Day Labor Site Tensions Consume Herndon Race

By Bill Turque
Washington Post Staff Writer
Monday, April 10, 2006

Last summer, Herndon council member Carol A. Bruce turned to a colleague opposed to the bitterly contested new day labor center and said, "Shame on you." This week, she tried a more upbeat message.

At a forum for candidates running in the May 2 municipal elections, Bruce concluded her opening statement by touching on bright spots of the town of 23,000 near Dulles International Airport, such as its restaurants, golf course and annual festival.

"We know how to have fun," she said, resolutely.

The election, the town's first since the council voted 5 to 2 in August to create a place for immigrant day laborers to connect with employers, has been anything but.

As Congress debates fundamental changes in immigration law and hundreds of thousands of immigrants march to demand legal status, Herndon's contest for mayor and six at-large Town Council seats has become a referendum in all but name on the roiling national debate.

Although other issues -- taxes, overcrowded housing and growth -- are part of the conversation, the Herndon Official Workers Center remains the central source of political tension in a town with the highest proportion of foreign-born residents of any locality in the Washington area. According to census data, its Latino community grew 264 percent during the 1990s, while the percentage of white residents dropped from 78 percent to 58 percent.

The campaign has been marked by a series of incidents, including an anonymous, automated telephone "push" poll that asked leading questions about immigration and a peculiar string of similarly anonymous postcards that seem to ridicule the challengers. There are also persistent charges -- unsubstantiated -- that money has flowed into the race from national organizations that favor sharp restrictions on immigration.

Four of the five incumbents who voted to approve the center -- Mayor Michael L. O'Reilly and council members Bruce, Steven D. Mitchell and J. Harlon Reece -- are running for reelection, as is one of the panel's two dissenters, council member Dennis D. Husch.

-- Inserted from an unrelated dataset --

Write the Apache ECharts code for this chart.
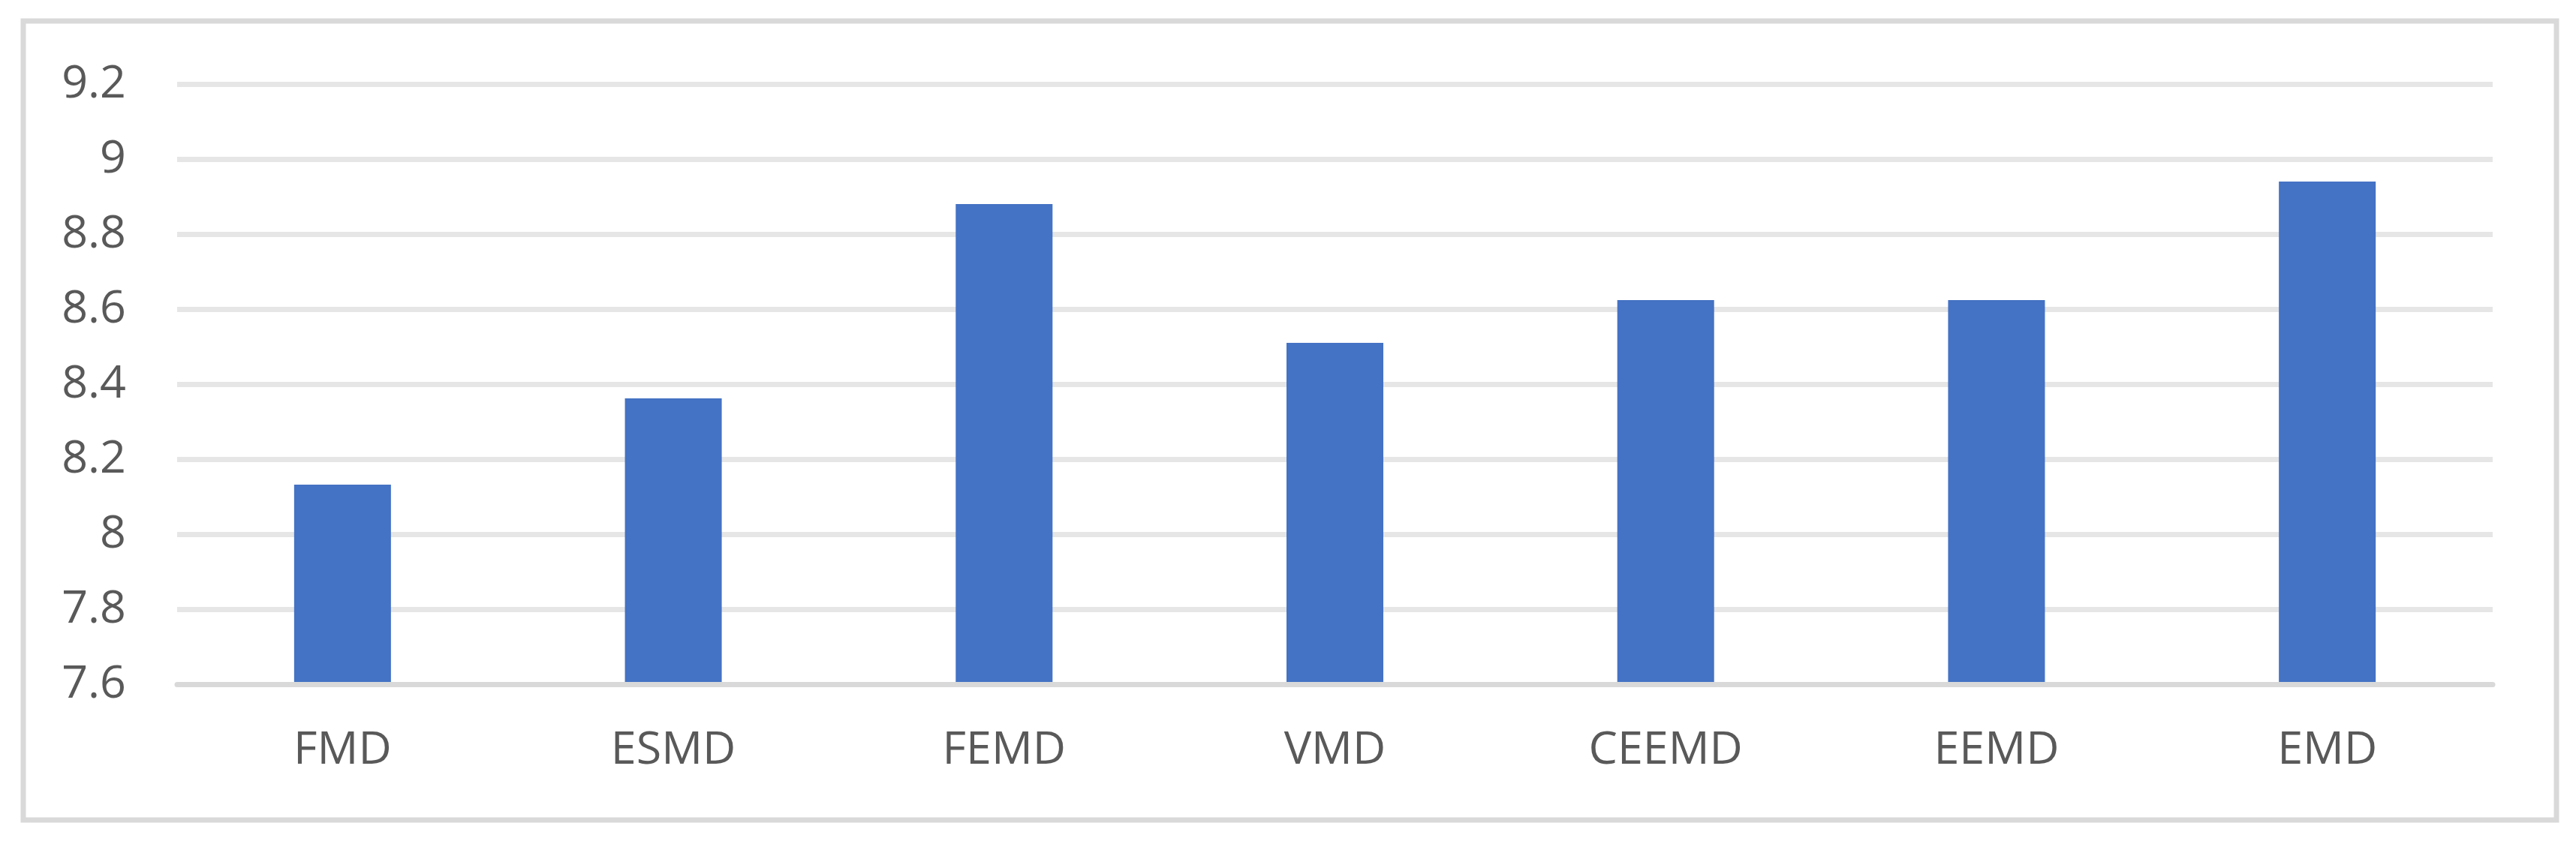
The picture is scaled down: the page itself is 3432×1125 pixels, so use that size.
<!DOCTYPE html>
<html>
<head>
<meta charset="utf-8">
<script src="https://cdn.jsdelivr.net/npm/echarts@6/dist/echarts.min.js"></script>
<style>
html,body{margin:0;padding:0;background:#fff;}
#chart{width:3432px;height:1125px;}
</style>
</head>
<body>
<div id="chart"></div>
<script>
const categories = ['FMD', 'ESMD', 'FEMD', 'VMD', 'CEEMD', 'EEMD', 'EMD'];
const values = [8.133, 8.363, 8.881, 8.511, 8.625, 8.625, 8.941];
const yMin = 7.6;
const yMax = 9.2;
const yStep = 0.2;

const chart = echarts.init(document.getElementById('chart'), null, {renderer: 'canvas'});
chart.setOption({
  backgroundColor: '#ffffff',
  animation: false,
  textStyle: {fontFamily: 'Open Sans, Liberation Sans, sans-serif'},
  graphic: [{
    type: 'rect',
    shape: {x: 31, y: 28, width: 3375, height: 1065},
    style: {fill: 'none', stroke: '#d9d9d9', lineWidth: 7},
    silent: true
  }],
  grid: {left: 236, right: 111, top: 112.5, bottom: 212.5},
  xAxis: {
    type: 'category',
    data: categories,
    z: 5,
    axisLine: {show: true, lineStyle: {color: '#d9d9d9', width: 7}},
    axisTick: {show: false},
    axisLabel: {color: '#595959', fontSize: 61, margin: 58, fontFamily: 'Open Sans'},
    splitLine: {show: false}
  },
  yAxis: {
    type: 'value',
    min: yMin,
    max: yMax,
    interval: yStep,
    axisLine: {show: false},
    axisTick: {show: false},
    axisLabel: {color: '#595959', fontSize: 61, margin: 68, fontFamily: 'Open Sans',
      formatter: v => String(Math.round(v * 10) / 10)},
    splitLine: {show: true, lineStyle: {color: '#e6e6e6', width: 7}}
  },
  series: [{
    type: 'bar',
    data: values,
    barWidth: 129,
    itemStyle: {color: '#4472c4'}
  }]
});
</script>
</body>
</html>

Five challengers have emerged to call for significant changes in where and how the center operates when its town permit is up for renewal in 2007. Most want to eliminate Fairfax County funds devoted to the program and move the operation off its town-owned site to a private location. Others have called for the center to serve only documented workers. A sixth candidate, Robert Rudine, who is active with the Minutemen and Help Save Herndon -- groups opposed to the labor center -- dropped out of the race.

Newspapers and Web sites are swollen with charges and countercharges, demands for apologies and appeals to the better angels of the town's nature.

"Who would Jesus deport: them . . . or you?" one posting asks.

Even subjects not directly related to the worker center, such as overcrowding in boarding and single-family houses, lead back to the same quandry over immigration. At this week's forum, many candidates cast the election in the starkest terms.